Eh - it depends on the definition I guess. When does saving time writing HTML and JS turn into vibecoding? Do I need to take and pass a test of my own knowledge to assure others? AI vegans will shout at me that if I even know what Claude is, I’m vibecoding and somehow being disingenuous while also destroying the world.

Thanks for your thoughts - great points.

The use case I was thinking of off hand was some sort of heinous privacy-hating Android app and just pulling the useful features out. Personally, my only need would be a tracker for going for a run that just maps the GPS points every 10 seconds or whatever and does time/km math. I don’t think CoMaps has that option. But it doesn’t need to touch the internet to do any of that, and workout/health apps are notoriously some of the worst at passing data to every company on earth. Just as a preliminary idea (and maybe it’s already in the Fdroid store and I haven’t found it)

I would say if you are capable of building the app/site yourself without AI then it is probably not vibe coding. However, I’m guessing that is not true for most people using AI right now :slight_smile:

5 Likes

You want this: OpenTracks (Reproducible build) | F-Droid - Free and Open Source Android App Repository

3 Likes

Yeah, but where’s the dividing line? It’s entirely arbitrary. For example:

I know Excel somewhat wel’m not where I used to be. Let’s say I get a small data set I need to clean up and then do some formulas, and why not, do a regression on some of the data. It’s been 15 years since the last time I needed to get this deep into Excel. I spend 3 minutes with Claude and have it slap the formulas in. Or I can search for 4 sites that have the formulas I need and do it manually, and it’ll take maybe 30 minutes to get it done.

Have I just “vibecoded” this Excel sheet?

Ahh!!! Thanks so much! I had searched for tons of things, and “sport tracking buddy” was not on my radar to search for.

I always think about how The French Dispatch describes modern art:

One way to tell if a modern artist actually knows what he’s doing is to get him to paint you a horse, or a flower, or a sinking battleship, or something that’s actually supposed to look like the thing that it’s actually supposed to look like. Can he do it? […] The point is, he could paint this [classic portrait] beautifully if he wanted, but he thinks this [modern art] is better.
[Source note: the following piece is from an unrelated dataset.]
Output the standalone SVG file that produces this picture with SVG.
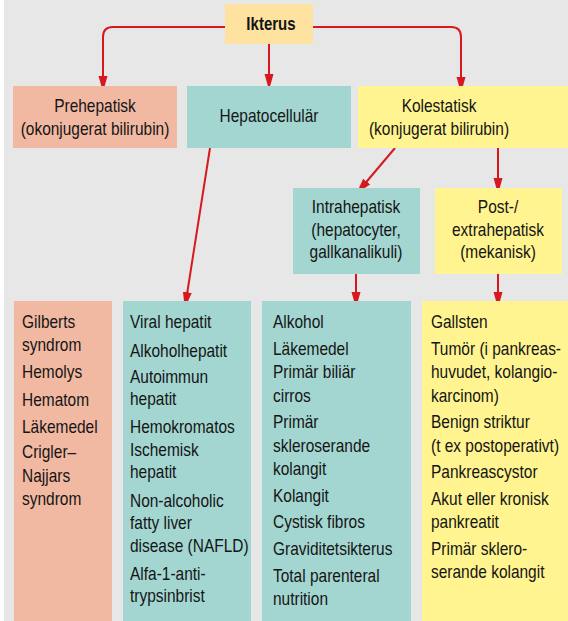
<svg xmlns="http://www.w3.org/2000/svg" width="568" height="621" viewBox="0 0 568 621">
<style>
text{font-family:"Liberation Sans",Arial,sans-serif;font-size:18px;fill:#151515}
.c{text-anchor:middle}
.b{font-weight:bold;font-size:17.5px}
.sal{fill:#f1b8a2}.teal{fill:#a3d6d1}.yel{fill:#fff48f}.ora{fill:#fee2a0}
.con{fill:none;stroke:#d7191f;stroke-width:2;marker-end:url(#ah)}
</style>
<defs>
<marker id="ah" markerUnits="userSpaceOnUse" viewBox="0 0 16 10" markerWidth="16" markerHeight="10" refX="15" refY="5" orient="auto">
<path d="M0,0.5 L16,5 L0,9.5 z" fill="#d7191f"/>
</marker>
</defs>
<rect x="0" y="0" width="568" height="621" fill="#ffffff"/>
<rect x="4" y="0" width="564" height="621" fill="#e7e7e7"/>

<g id="connectors">
<path class="con" d="M225,27 H113 Q103,27 103,37 V91"/>
<path class="con" d="M269,44 V89"/>
<path class="con" d="M313,27 H451 Q461,27 461,37 V92"/>
<path class="con" d="M210,148 L185,307"/>
<path class="con" d="M395,148 L357,193"/>
<path class="con" d="M498,148 V193"/>
<path class="con" d="M356,274 V307"/>
<path class="con" d="M498,274 V307"/>
</g>

<g id="ikterus">
<rect class="ora" x="225" y="4" width="88" height="40"/>
<text class="c b" transform="translate(271,30) scale(0.86,1)">Ikterus</text>
</g>
<g id="prehepatisk">
<rect class="sal" x="13" y="86" width="164" height="62"/>
<text class="c" transform="translate(95,112) scale(0.86,1)">Prehepatisk</text>
<text class="c" transform="translate(95,135) scale(0.86,1)">(okonjugerat bilirubin)</text>
</g>
<g id="hepatocellular">
<rect class="teal" x="187" y="86" width="164" height="62"/>
<text class="c" transform="translate(269,122) scale(0.86,1)">Hepatocellulär</text>
</g>
<g id="kolestatisk">
<rect class="yel" x="358" y="86" width="210" height="62"/>
<text class="c" transform="translate(439,112) scale(0.86,1)">Kolestatisk</text>
<text class="c" transform="translate(439,135) scale(0.86,1)">(konjugerat bilirubin)</text>
</g>
<g id="intrahepatisk">
<rect class="teal" x="293" y="188" width="127" height="86"/>
<text class="c" transform="translate(356,213) scale(0.86,1)">Intrahepatisk</text>
<text class="c" transform="translate(356,236) scale(0.86,1)">(hepatocyter,</text>
<text class="c" transform="translate(356,258) scale(0.86,1)">gallkanalikuli)</text>
</g>
<g id="posthepatisk">
<rect class="yel" x="435" y="188" width="127" height="86"/>
<text class="c" transform="translate(498,213) scale(0.86,1)">Post-/</text>
<text class="c" transform="translate(498,236) scale(0.86,1)">extrahepatisk</text>
<text class="c" transform="translate(498,258) scale(0.86,1)">(mekanisk)</text>
</g>
<g id="list-prehepatisk">
<rect class="sal" x="14" y="301" width="98" height="320"/>
<text transform="translate(22,328) scale(0.86,1)">Gilberts</text>
<text transform="translate(22,351) scale(0.86,1)">syndrom</text>
<text transform="translate(22,378) scale(0.86,1)">Hemolys</text>
<text transform="translate(22,406) scale(0.86,1)">Hematom</text>
<text transform="translate(22,433) scale(0.86,1)">Läkemedel</text>
<text transform="translate(22,458) scale(0.86,1)">Crigler–</text>
<text transform="translate(22,482) scale(0.86,1)">Najjars</text>
<text transform="translate(22,505) scale(0.86,1)">syndrom</text>
</g>
<g id="list-hepatocellular">
<rect class="teal" x="123" y="301" width="128" height="320"/>
<text transform="translate(130,328) scale(0.86,1)">Viral hepatit</text>
<text transform="translate(130,357) scale(0.86,1)">Alkoholhepatit</text>
<text transform="translate(130,383) scale(0.86,1)">Autoimmun</text>
<text transform="translate(130,405) scale(0.86,1)">hepatit</text>
<text transform="translate(130,433) scale(0.86,1)">Hemokromatos</text>
<text transform="translate(130,456) scale(0.86,1)">Ischemisk</text>
<text transform="translate(130,478) scale(0.86,1)">hepatit</text>
<text transform="translate(130,507) scale(0.86,1)">Non-alcoholic</text>
<text transform="translate(130,529) scale(0.86,1)">fatty liver</text>
<text transform="translate(130,552) scale(0.86,1)">disease (NAFLD)</text>
<text transform="translate(130,580) scale(0.86,1)">Alfa-1-anti-</text>
<text transform="translate(130,602) scale(0.86,1)">trypsinbrist</text>
</g>
<g id="list-intrahepatisk">
<rect class="teal" x="262" y="301" width="149" height="320"/>
<text transform="translate(273,328) scale(0.86,1)">Alkohol</text>
<text transform="translate(273,355) scale(0.86,1)">Läkemedel</text>
<text transform="translate(273,378) scale(0.86,1)">Primär biliär</text>
<text transform="translate(273,402) scale(0.86,1)">cirros</text>
<text transform="translate(273,428) scale(0.86,1)">Primär</text>
<text transform="translate(273,452) scale(0.86,1)">skleroserande</text>
<text transform="translate(273,475) scale(0.86,1)">kolangit</text>
<text transform="translate(273,502) scale(0.86,1)">Kolangit</text>
<text transform="translate(273,528) scale(0.86,1)">Cystisk fibros</text>
<text transform="translate(273,555) scale(0.86,1)">Graviditetsikterus</text>
<text transform="translate(273,582) scale(0.86,1)">Total parenteral</text>
<text transform="translate(273,605) scale(0.86,1)">nutrition</text>
</g>
<g id="list-posthepatisk">
<rect class="yel" x="422" y="301" width="146" height="320"/>
<text transform="translate(431,328) scale(0.86,1)">Gallsten</text>
<text transform="translate(431,355) scale(0.86,1)">Tumör (i pankreas-</text>
<text transform="translate(431,378) scale(0.86,1)">huvudet, kolangio-</text>
<text transform="translate(431,402) scale(0.86,1)">karcinom)</text>
<text transform="translate(431,428) scale(0.86,1)">Benign striktur</text>
<text transform="translate(431,452) scale(0.86,1)">(t ex postoperativt)</text>
<text transform="translate(431,478) scale(0.86,1)">Pankreascystor</text>
<text transform="translate(431,505) scale(0.86,1)">Akut eller kronisk</text>
<text transform="translate(431,528) scale(0.86,1)">pankreatit</text>
<text transform="translate(431,555) scale(0.86,1)">Primär sklero-</text>
<text transform="translate(431,578) scale(0.86,1)">serande kolangit</text>
</g>
</svg>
I think it’s similar here: Basically, prove you’re an Excel wizard first :slight_smile:


Proton recently has come under some fire for using Cursor AI, but I’m not particularly concerned about the quality of their code, because they’re Proton and they built Proton Mail for over a decade without AI. If you’re coming right out of the gate with your Cursor-generated product on the other hand, then you’re vibe coding lol

5 Likes

I agree with this assessment 100%. Where I think the lack of alignment lies is simply the nuts-and-bolts practicality of it all vs. the stigma and internet outrage.

Case in point, the Cursor use at Proton: It’s entirely possible that this was as simple as 1 intern using Cursor and their supervisor not doing a thorough review of their code. Or Proton doing a review of Cursor to see if the results could work for them to save money and time. And while Cursor is obviously an AI-first IDE, it’s entirely possible to use Cursor without an LLM. But the stigma with lack of understanding is what churned speculative outrage and pitchforks to come out, as if this endemic to Proton and the whole company was magically now a 22-year-old who “made an app” that was spaghetti code and exposed databases.

None of this prevents anyone from “vibecoding” or using LLMs for one of the 8 things they’re actually good for. What it does is encourage obfuscation, or force tribalism so that anyone willing to say how they got the code can only do so within a large community of other people who have the same expectations.